WASHINGTON - The National Highway Traffic Safety Administration has fined General Motors a record $35 million over delays in reporting a safety defect.
The defect resulted in the non-deployment of airbags because the ignition switch can move out of the "run" position in certain Chevrolet Cobalt and other GM models.
GM has acknowledged knowing about the problem for at least a decade but didn't recall the 2.6 million cars until earlier this year. The company says at least 13 people died in crashes linked to the problem.

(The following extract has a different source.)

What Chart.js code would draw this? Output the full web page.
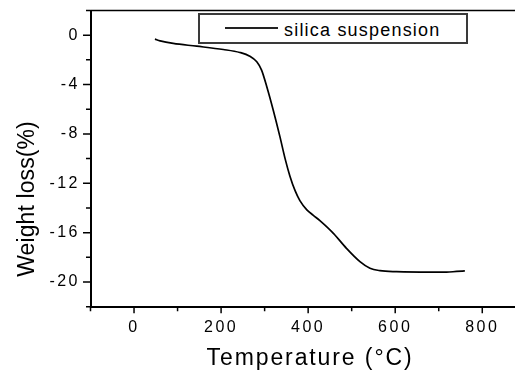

Federal law requires all auto manufacturers to notify NHTSA within five business days of determining that a safety-related defect exists or that a vehicle is not in compliance with federal motor vehicle safety standards and to promptly conduct a recall, officials said. GM admits it did not do so.
The $35 million fine, which GM has agreed to pay, is the "single highest civil penalty amount ever paid as a result of a NHTSA investigation of violations stemming from a recall," officials said.
As part of the agreement, NHTSA ordered GM to make significant and wide-ranging internal changes to its review of safety-related issues in the United States.
"Safety is our top priority, and today’s announcement puts all manufacturers on notice that they will be held accountable if they fail to quickly report and address safety-related defects," said U.S. Transportation secretary Anthony Foxx.
Foxx said the NHTSA is asking Congress to increase the maximum penalty from $35 million to $300 million.
The GM recall covers the 2005-2010 Chevrolet Cobalt, 2007-2010 Pontiac G5, 2003-2007 Saturn Ion, 2006-2011 Chevrolet HHR, 2006-2010 Pontiac Solstice and 2007-2010 Saturn Sky vehicles.